Each line from the top of the listing through the one holding "const innerH = H" should be restated word for word, with nothing added and no pictures.
++++++++
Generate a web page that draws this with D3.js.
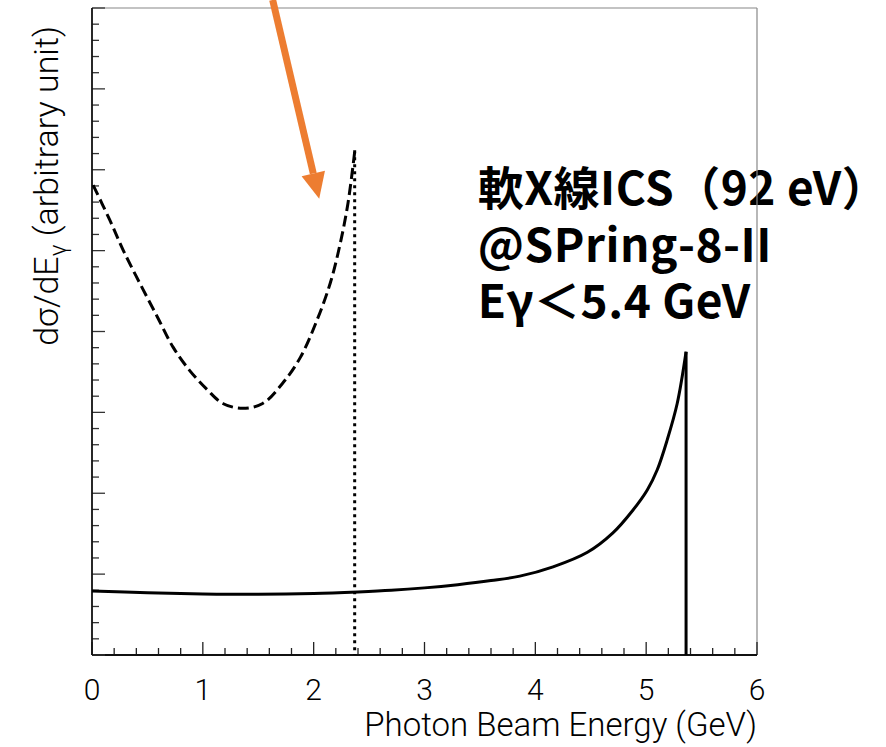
<!DOCTYPE html>
<html>
<head>
<meta charset="utf-8">
<script src="https://cdn.jsdelivr.net/npm/d3@7"></script>
<style>
  html, body { margin: 0; padding: 0; background: #fff; }
  svg { display: block; }
</style>
</head>
<body>
<div id="chart"></div>
<script>
// photon energy (GeV) and dσ/dE (arbitrary)
const solidEnergy = [0, 0.5, 1.0, 1.5, 2.0, 2.4, 2.7, 3.0, 3.3, 3.6, 3.86, 4.16, 4.47, 4.70, 4.88, 5.01, 5.10, 5.19, 5.28, 5.36];
const solidValue  = [0.79, 0.77, 0.755, 0.75, 0.76, 0.78, 0.80, 0.83, 0.87, 0.92, 0.975, 1.09, 1.27, 1.51, 1.79, 2.04, 2.29, 2.66, 3.11, 3.75];

const dashedEnergy = [0.01, 0.16, 0.28, 0.43, 0.59, 0.73, 0.88, 1.04, 1.18, 1.36, 1.54, 1.72, 1.88, 2.03, 2.15, 2.24, 2.31, 2.37];
const dashedValue  = [5.81, 5.38, 5.01, 4.60, 4.18, 3.81, 3.52, 3.28, 3.11, 3.05, 3.11, 3.36, 3.68, 4.14, 4.60, 5.09, 5.59, 6.22];

// Compton edges (vertical drop lines)
const edgeEnergy = [2.37, 5.36];
const edgeTop    = [6.24, 3.75];

const xTicks = [0, 1, 2, 3, 4, 5, 6];

const noteLines = ["軟X線ICS（92 eV）", "@SPring-8-II", "Eγ＜5.4 GeV"];
// arrow annotation, in data units: [energy, value]
const arrowFrom = [1.63, 8.1];
const arrowTo   = [2.05, 5.64];

const W = 886, H = 747;
const margin = { top: 8, right: 129, bottom: 92, left: 92 };
const innerW = W - margin.left - margin.right;
const innerH = H - margin.top - margin.bottom;

const svg = d3.select("#chart").append("svg")
  .attr("width", W).attr("height", H);

const g = svg.append("g")
  .attr("transform", `translate(${margin.left},${margin.top})`);

const x = d3.scaleLinear().domain([0, 6]).range([0, innerW]);
const y = d3.scaleLinear().domain([0, 8]).range([innerH, 0]);

const labelFont = "Roboto, 'Liberation Sans', sans-serif";

// text block (sits under the frame line like in the original)
const note = g.append("text")
  .attr("x", x(3.48))
  .attr("y", y(5.56))
  .attr("font-family", "'Noto Sans CJK JP', sans-serif")
  .attr("font-weight", 700)
  .attr("font-size", 46)
  .attr("letter-spacing", 0.5)
  .attr("fill", "#000");
noteLines.forEach((t, i) => {
  note.append("tspan").attr("x", x(3.48)).attr("dy", i === 0 ? 0 : 56.5).text(t);
});

// frame (top & right are lighter)
g.append("line").attr("x1", 0).attr("x2", innerW).attr("y1", 0).attr("y2", 0)
  .attr("stroke", "#888").attr("stroke-width", 1.2);
g.append("line").attr("x1", innerW).attr("x2", innerW).attr("y1", 0).attr("y2", innerH)
  .attr("stroke", "#888").attr("stroke-width", 1.2);

// x axis ticks (inward)
const xMinor = d3.range(0, 6.001, 0.2);
g.append("g").selectAll("line").data(xMinor).enter().append("line")
  .attr("x1", (d) => x(d)).attr("x2", (d) => x(d))
  .attr("y1", innerH)
  .attr("y2", (d) => innerH - (Math.abs(d - Math.round(d)) < 1e-6 ? 13 : 7))
  .attr("stroke", "#222").attr("stroke-width", 1.3);

g.append("line").attr("x1", 0).attr("x2", innerW).attr("y1", innerH).attr("y2", innerH)
  .attr("stroke", "#111").attr("stroke-width", 1.8);

g.append("g").selectAll("text").data(xTicks).enter().append("text")
  .attr("x", (d) => x(d))
  .attr("y", innerH + 45)
  .attr("text-anchor", "middle")
  .attr("font-family", labelFont)
  .attr("font-weight", 300)
  .attr("font-size", 30)
  .attr("fill", "#000")
  .text((d) => d);

g.append("text")
  .attr("x", innerW)
  .attr("y", innerH + 81)
  .attr("text-anchor", "end")
  .attr("font-family", labelFont)
  .attr("font-weight", 300)
  .attr("font-size", 33)
  .attr("fill", "#000")
  .text("Photon Beam Energy (GeV)");

// y axis ticks (inward, no labels)
const yMinor = d3.range(0, 8.001, 0.2);
g.append("g").selectAll("line").data(yMinor).enter().append("line")
  .attr("x1", 0)
  .attr("x2", (d) => (Math.abs(d - Math.round(d)) < 1e-6 ? 13 : 7))
  .attr("y1", (d) => y(d)).attr("y2", (d) => y(d))
  .attr("stroke", "#333").attr("stroke-width", 1.3);

g.append("line").attr("x1", 0).attr("x2", 0).attr("y1", 0).attr("y2", innerH)
  .attr("stroke", "#111").attr("stroke-width", 1.8);

const yLab = svg.append("text")
  .attr("transform", `translate(58,${margin.top + y(5.8)}) rotate(-90)`)
  .attr("text-anchor", "middle")
  .attr("font-family", labelFont)
  .attr("font-weight", 300)
  .attr("font-size", 34)
  .attr("fill", "#000");
yLab.append("tspan").text("dσ/dE");
yLab.append("tspan").attr("font-size", 24).attr("dy", 8).text("γ");
yLab.append("tspan").attr("dy", -8).text(" (arbitrary unit)");

// curves
const line = d3.line()
  .x((d) => x(d[0]))
  .y((d) => y(d[1]))
  .curve(d3.curveCatmullRom.alpha(0.5));

const solid = solidEnergy.map((e, i) => [e, solidValue[i]]);
const dashed = dashedEnergy.map((e, i) => [e, dashedValue[i]]);

g.append("path").datum(dashed)
  .attr("d", line)
  .attr("fill", "none")
  .attr("stroke", "#000")
  .attr("stroke-width", 3)
  .attr("stroke-dasharray", "11,5");

g.append("path").datum(solid)
  .attr("d", line)
  .attr("fill", "none")
  .attr("stroke", "#000")
  .attr("stroke-width", 3);

// edge drops: first dotted, second solid
g.append("line")
  .attr("x1", x(edgeEnergy[0])).attr("x2", x(edgeEnergy[0]))
  .attr("y1", y(edgeTop[0])).attr("y2", y(0))
  .attr("stroke", "#000").attr("stroke-width", 3)
  .attr("stroke-dasharray", "3,4");

g.append("line")
  .attr("x1", x(edgeEnergy[1])).attr("x2", x(edgeEnergy[1]))
  .attr("y1", y(edgeTop[1])).attr("y2", y(0))
  .attr("stroke", "#000").attr("stroke-width", 3);

// orange arrow
const ax0 = x(arrowFrom[0]), ay0 = y(arrowFrom[1]);
const ax1 = x(arrowTo[0]), ay1 = y(arrowTo[1]);
const ang = Math.atan2(ay1 - ay0, ax1 - ax0);
const headLen = 26, headHalf = 12;
const bx = ax1 - headLen * Math.cos(ang), by = ay1 - headLen * Math.sin(ang);
g.append("line")
  .attr("x1", ax0).attr("y1", ay0).attr("x2", bx).attr("y2", by)
  .attr("stroke", "#ED7D31").attr("stroke-width", 7);
g.append("path")
  .attr("d", `M${ax1},${ay1}L${bx - headHalf * Math.sin(ang)},${by + headHalf * Math.cos(ang)}L${bx + headHalf * Math.sin(ang)},${by - headHalf * Math.cos(ang)}Z`)
  .attr("fill", "#ED7D31");
</script>
</body>
</html>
++++++++
=== Correct response ===
Generate a web page that draws this with D3.js.
<!DOCTYPE html>
<html>
<head>
<meta charset="utf-8">
<script src="https://cdn.jsdelivr.net/npm/d3@7"></script>
<style>
  html, body { margin: 0; padding: 0; background: #fff; }
  svg { display: block; }
</style>
</head>
<body>
<div id="chart"></div>
<script>
// photon energy (GeV) and dσ/dE (arbitrary)
const solidEnergy = [0, 0.5, 1.0, 1.5, 2.0, 2.4, 2.7, 3.0, 3.3, 3.6, 3.86, 4.16, 4.47, 4.70, 4.88, 5.01, 5.10, 5.19, 5.28, 5.36];
const solidValue  = [0.79, 0.77, 0.755, 0.75, 0.76, 0.78, 0.80, 0.83, 0.87, 0.92, 0.975, 1.09, 1.27, 1.51, 1.79, 2.04, 2.29, 2.66, 3.11, 3.75];

const dashedEnergy = [0.01, 0.16, 0.28, 0.43, 0.59, 0.73, 0.88, 1.04, 1.18, 1.36, 1.54, 1.72, 1.88, 2.03, 2.15, 2.24, 2.31, 2.37];
const dashedValue  = [5.81, 5.38, 5.01, 4.60, 4.18, 3.81, 3.52, 3.28, 3.11, 3.05, 3.11, 3.36, 3.68, 4.14, 4.60, 5.09, 5.59, 6.22];

// Compton edges (vertical drop lines)
const edgeEnergy = [2.37, 5.36];
const edgeTop    = [6.24, 3.75];

const xTicks = [0, 1, 2, 3, 4, 5, 6];

const noteLines = ["軟X線ICS（92 eV）", "@SPring-8-II", "Eγ＜5.4 GeV"];
// arrow annotation, in data units: [energy, value]
const arrowFrom = [1.63, 8.1];
const arrowTo   = [2.05, 5.64];

const W = 886, H = 747;
const margin = { top: 8, right: 129, bottom: 92, left: 92 };
const innerW = W - margin.left - margin.right;
const innerH = H - margin.top - margin.bottom;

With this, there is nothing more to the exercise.